TASK DESCRIPTION: Pictures stay out. Extract the lines below from the first one through the line with "0.1955, 0.1983]", both included.
[begin DATASET EXCERPT]
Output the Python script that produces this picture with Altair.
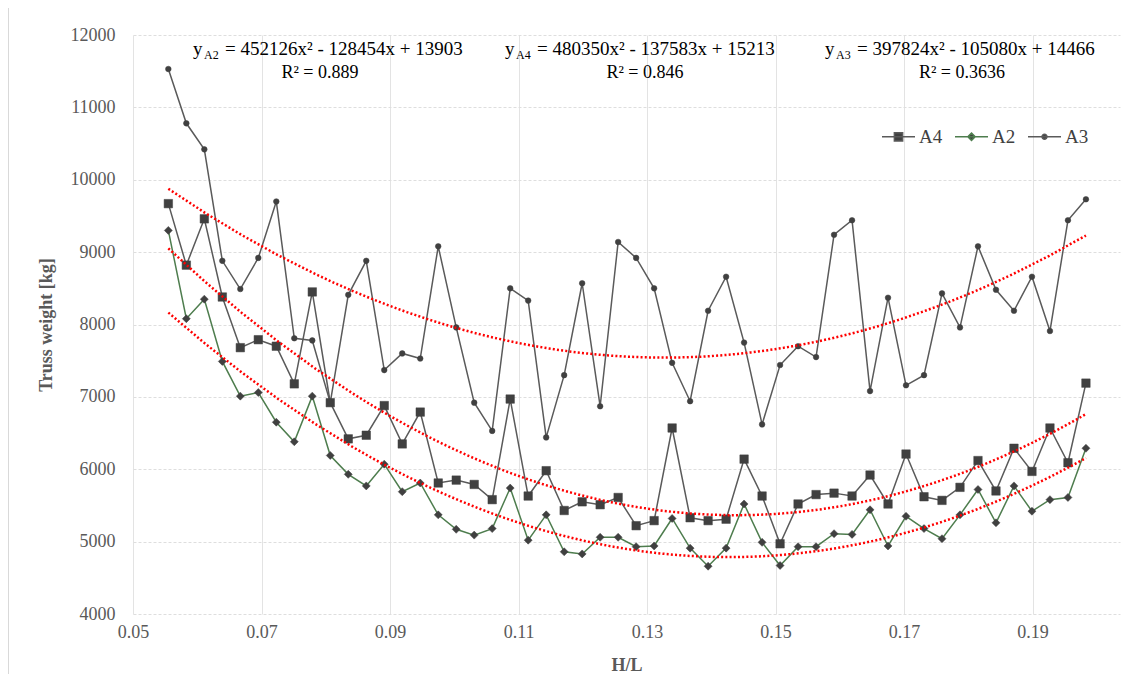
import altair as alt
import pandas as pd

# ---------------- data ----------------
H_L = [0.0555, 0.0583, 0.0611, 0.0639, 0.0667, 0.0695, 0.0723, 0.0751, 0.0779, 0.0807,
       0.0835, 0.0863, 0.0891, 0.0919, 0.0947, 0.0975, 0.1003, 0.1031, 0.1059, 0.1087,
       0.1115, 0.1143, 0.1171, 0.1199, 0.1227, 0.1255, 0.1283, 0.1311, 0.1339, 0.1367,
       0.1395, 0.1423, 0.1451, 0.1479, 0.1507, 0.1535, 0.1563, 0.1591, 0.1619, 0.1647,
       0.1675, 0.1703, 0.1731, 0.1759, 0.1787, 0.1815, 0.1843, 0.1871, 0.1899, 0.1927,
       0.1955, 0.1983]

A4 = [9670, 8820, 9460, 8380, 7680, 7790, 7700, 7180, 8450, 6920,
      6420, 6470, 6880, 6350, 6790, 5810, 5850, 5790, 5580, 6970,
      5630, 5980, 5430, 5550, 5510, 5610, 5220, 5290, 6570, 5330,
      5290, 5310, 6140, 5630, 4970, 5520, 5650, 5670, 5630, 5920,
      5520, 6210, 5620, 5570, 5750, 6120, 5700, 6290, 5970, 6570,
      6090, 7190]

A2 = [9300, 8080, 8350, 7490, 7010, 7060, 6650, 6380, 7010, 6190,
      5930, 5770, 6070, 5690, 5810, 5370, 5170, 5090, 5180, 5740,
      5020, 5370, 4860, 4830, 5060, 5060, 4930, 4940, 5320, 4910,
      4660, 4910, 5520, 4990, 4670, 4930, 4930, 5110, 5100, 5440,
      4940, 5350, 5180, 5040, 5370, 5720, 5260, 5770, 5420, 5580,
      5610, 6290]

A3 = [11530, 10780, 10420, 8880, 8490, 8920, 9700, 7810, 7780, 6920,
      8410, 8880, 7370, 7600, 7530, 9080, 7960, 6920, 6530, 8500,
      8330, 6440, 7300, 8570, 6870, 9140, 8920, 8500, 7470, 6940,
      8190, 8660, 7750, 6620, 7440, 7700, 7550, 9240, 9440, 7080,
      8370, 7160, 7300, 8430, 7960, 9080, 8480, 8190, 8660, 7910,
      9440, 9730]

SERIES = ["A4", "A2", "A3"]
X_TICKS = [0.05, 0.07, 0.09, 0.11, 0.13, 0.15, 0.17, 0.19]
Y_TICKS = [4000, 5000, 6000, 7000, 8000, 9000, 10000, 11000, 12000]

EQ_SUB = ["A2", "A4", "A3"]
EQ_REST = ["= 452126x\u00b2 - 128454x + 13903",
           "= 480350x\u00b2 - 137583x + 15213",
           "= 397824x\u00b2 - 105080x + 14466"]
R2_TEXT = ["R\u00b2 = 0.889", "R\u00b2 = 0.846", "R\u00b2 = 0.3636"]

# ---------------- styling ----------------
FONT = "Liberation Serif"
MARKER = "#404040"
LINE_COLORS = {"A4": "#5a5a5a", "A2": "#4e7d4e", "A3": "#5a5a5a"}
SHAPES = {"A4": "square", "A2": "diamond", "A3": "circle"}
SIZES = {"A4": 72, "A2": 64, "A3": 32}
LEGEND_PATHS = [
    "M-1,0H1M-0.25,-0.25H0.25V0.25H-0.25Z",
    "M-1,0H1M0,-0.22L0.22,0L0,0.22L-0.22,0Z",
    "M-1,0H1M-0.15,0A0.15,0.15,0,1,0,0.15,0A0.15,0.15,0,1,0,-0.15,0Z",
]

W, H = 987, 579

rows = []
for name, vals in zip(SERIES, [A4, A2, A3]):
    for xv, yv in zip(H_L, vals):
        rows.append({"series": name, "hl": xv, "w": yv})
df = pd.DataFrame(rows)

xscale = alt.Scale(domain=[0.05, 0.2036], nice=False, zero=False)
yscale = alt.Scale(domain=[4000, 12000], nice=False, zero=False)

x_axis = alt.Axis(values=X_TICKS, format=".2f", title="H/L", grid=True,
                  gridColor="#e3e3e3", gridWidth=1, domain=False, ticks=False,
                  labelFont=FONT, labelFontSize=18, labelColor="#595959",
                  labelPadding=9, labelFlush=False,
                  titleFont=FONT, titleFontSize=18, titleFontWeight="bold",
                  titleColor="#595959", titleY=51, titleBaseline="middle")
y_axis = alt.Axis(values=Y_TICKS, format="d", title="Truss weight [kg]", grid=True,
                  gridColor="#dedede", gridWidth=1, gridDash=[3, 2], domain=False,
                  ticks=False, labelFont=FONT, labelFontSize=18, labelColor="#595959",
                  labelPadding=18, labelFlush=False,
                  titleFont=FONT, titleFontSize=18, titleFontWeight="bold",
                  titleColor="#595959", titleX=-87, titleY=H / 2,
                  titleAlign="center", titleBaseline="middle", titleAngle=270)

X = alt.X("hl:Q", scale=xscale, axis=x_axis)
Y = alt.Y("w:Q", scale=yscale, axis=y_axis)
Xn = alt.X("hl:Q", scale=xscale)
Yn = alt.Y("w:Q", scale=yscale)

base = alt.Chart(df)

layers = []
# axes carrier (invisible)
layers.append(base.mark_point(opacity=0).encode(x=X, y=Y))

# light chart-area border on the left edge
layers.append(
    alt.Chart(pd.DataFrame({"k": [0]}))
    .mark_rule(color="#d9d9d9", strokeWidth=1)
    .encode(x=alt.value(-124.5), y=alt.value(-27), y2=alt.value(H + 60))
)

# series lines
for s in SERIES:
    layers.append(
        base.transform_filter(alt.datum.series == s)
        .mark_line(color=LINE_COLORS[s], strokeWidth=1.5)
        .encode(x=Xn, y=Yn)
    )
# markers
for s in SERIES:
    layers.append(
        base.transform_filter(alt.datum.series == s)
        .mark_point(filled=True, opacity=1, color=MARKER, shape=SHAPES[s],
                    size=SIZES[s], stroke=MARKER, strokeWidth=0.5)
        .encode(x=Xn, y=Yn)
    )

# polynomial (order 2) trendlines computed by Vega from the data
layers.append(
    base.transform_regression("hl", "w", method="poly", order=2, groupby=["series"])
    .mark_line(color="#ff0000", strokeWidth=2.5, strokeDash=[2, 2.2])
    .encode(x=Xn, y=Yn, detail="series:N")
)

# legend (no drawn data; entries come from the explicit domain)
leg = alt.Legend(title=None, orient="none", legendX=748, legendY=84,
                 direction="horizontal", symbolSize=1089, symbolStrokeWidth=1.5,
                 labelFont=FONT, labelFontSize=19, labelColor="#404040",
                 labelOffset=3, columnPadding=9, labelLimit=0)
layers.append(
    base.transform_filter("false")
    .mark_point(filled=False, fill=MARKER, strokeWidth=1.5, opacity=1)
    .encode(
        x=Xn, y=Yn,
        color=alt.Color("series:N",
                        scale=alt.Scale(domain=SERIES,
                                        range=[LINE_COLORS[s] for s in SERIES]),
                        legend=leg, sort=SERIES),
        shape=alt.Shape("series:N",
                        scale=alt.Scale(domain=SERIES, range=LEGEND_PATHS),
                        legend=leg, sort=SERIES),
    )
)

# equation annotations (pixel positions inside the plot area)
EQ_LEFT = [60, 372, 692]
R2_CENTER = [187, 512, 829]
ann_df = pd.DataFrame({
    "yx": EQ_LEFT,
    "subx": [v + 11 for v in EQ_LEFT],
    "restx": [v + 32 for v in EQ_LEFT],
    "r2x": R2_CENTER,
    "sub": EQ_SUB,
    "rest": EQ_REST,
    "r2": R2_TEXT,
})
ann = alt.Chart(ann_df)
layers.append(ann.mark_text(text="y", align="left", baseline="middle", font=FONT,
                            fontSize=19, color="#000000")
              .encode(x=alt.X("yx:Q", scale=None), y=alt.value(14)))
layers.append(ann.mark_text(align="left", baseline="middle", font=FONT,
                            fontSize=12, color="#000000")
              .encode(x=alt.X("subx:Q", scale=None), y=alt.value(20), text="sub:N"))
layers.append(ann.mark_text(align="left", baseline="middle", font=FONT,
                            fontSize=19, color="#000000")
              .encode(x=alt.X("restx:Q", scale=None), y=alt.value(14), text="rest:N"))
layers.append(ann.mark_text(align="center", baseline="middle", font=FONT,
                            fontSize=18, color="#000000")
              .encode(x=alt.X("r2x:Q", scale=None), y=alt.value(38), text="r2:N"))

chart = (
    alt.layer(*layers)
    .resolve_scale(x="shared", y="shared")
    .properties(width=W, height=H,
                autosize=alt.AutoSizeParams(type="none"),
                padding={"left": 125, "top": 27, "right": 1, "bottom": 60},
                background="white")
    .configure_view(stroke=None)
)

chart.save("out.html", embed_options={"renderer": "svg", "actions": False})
[end DATASET EXCERPT]
REPLY:
Output the Python script that produces this picture with Altair.
import altair as alt
import pandas as pd

# ---------------- data ----------------
H_L = [0.0555, 0.0583, 0.0611, 0.0639, 0.0667, 0.0695, 0.0723, 0.0751, 0.0779, 0.0807,
       0.0835, 0.0863, 0.0891, 0.0919, 0.0947, 0.0975, 0.1003, 0.1031, 0.1059, 0.1087,
       0.1115, 0.1143, 0.1171, 0.1199, 0.1227, 0.1255, 0.1283, 0.1311, 0.1339, 0.1367,
       0.1395, 0.1423, 0.1451, 0.1479, 0.1507, 0.1535, 0.1563, 0.1591, 0.1619, 0.1647,
       0.1675, 0.1703, 0.1731, 0.1759, 0.1787, 0.1815, 0.1843, 0.1871, 0.1899, 0.1927,
       0.1955, 0.1983]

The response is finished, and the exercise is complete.